=== Work required ===
In the material below, please retype the lines from the very first through the one with "salidas = [3438296, 3850647, 3853428, 4198541, 4526155, 4751610]", exactly and without pictures.

=== Data provided ===
====================

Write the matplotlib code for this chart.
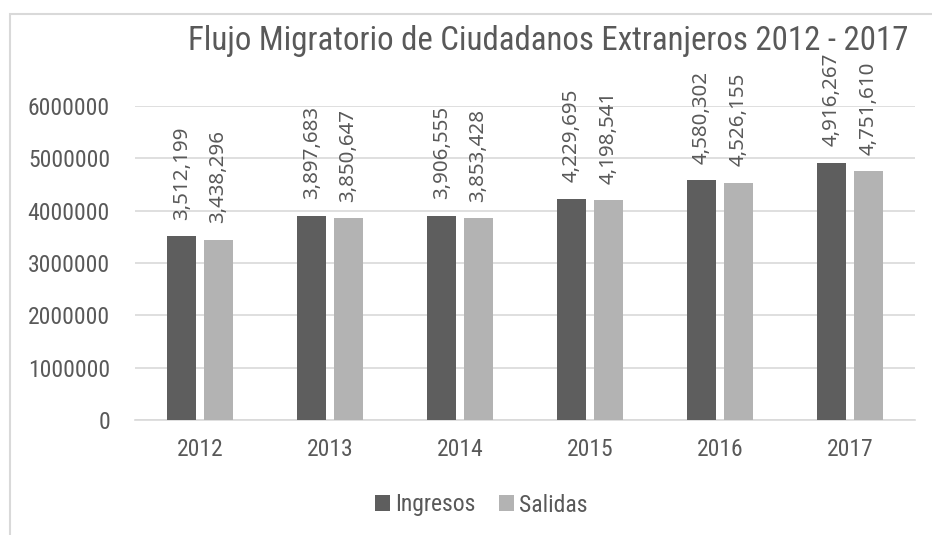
import matplotlib
matplotlib.use('Agg')
import matplotlib.pyplot as plt
import numpy as np
from matplotlib.patches import Rectangle

years = ['2012', '2013', '2014', '2015', '2016', '2017']
ingresos = [3512199, 3897683, 3906555, 4229695, 4580302, 4916267]
salidas = [3438296, 3850647, 3853428, 4198541, 4526155, 4751610]

dark = '#5e5e5e'
light = '#b3b3b3'
txt = '#595959'
narrow = ['Roboto Condensed', 'DejaVu Sans Condensed', 'Roboto', 'DejaVu Sans']

fig = plt.figure(figsize=(9.32, 5.35), dpi=100)
ax = fig.add_axes([135/932, 1-420/535, 780/932, 314/535])

x = np.arange(len(years))
w = 0.223
off = 0.14
b1 = ax.bar(x - off, ingresos, w, color=dark, label='Ingresos', zorder=3)
b2 = ax.bar(x + off, salidas, w, color=light, label='Salidas', zorder=3)

for bars, vals in ((b1, ingresos), (b2, salidas)):
    for r, v in zip(bars, vals):
        ax.annotate(f'{v:,}', (r.get_x() + r.get_width()/2, v),
                    xytext=(0, 12), textcoords='offset points',
                    rotation=90, ha='center', va='bottom',
                    fontsize=14.8, family=['Noto Sans', 'DejaVu Sans'],
                    color=txt, annotation_clip=False)

ax.set_xlim(-0.5, 5.5)
ax.set_ylim(0, 6000000)
ax.set_yticks(np.arange(0, 6000001, 1000000))
ax.set_yticklabels([str(v) for v in range(0, 6000001, 1000000)])
ax.set_xticks(x)
ax.set_xticklabels(years)
ax.yaxis.grid(True, color='#d9d9d9', linewidth=1.2, zorder=0)
for s in ['top', 'right', 'left']:
    ax.spines[s].set_visible(False)
ax.spines['bottom'].set_color('#d9d9d9')
ax.spines['bottom'].set_linewidth(1.2)
ax.tick_params(axis='both', length=0, labelcolor=txt, labelsize=17)
ax.tick_params(axis='y', pad=18)
ax.tick_params(axis='x', pad=13)
for lab in ax.get_xticklabels() + ax.get_yticklabels():
    lab.set_family(narrow)

title = fig.text(548/932, 1-50/535, 'Flujo Migratorio de Ciudadanos Extranjeros 2012 - 2017',
                 ha='center', va='baseline', fontsize=22, color=txt, family=narrow)
# fit the title to the width it has in the original (about 720 px)
r = fig.canvas.get_renderer()
tw = title.get_window_extent(r).width
title.set_fontsize(22 * 720 / tw)

leg = fig.legend(handles=[b1, b2], loc='center', bbox_to_anchor=(481/932, 1-505/535),
                 ncol=2, frameon=False, handlelength=0.65, handleheight=0.65,
                 handletextpad=0.2, columnspacing=1.0,
                 prop={'family': narrow, 'size': 17})
for t in leg.get_texts():
    t.set_color(txt)

# chart border (only top and left show in the crop)
fig.patches.append(Rectangle((10/932, -0.1), 1.1, (1-14/535) + 0.1,
                             transform=fig.transFigure, fill=False,
                             edgecolor='#d9d9d9', linewidth=1.5, clip_on=False))

fig.savefig('out.png', dpi=100)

====================

=== In response ===
Write the matplotlib code for this chart.
import matplotlib
matplotlib.use('Agg')
import matplotlib.pyplot as plt
import numpy as np
from matplotlib.patches import Rectangle

years = ['2012', '2013', '2014', '2015', '2016', '2017']
ingresos = [3512199, 3897683, 3906555, 4229695, 4580302, 4916267]
salidas = [3438296, 3850647, 3853428, 4198541, 4526155, 4751610]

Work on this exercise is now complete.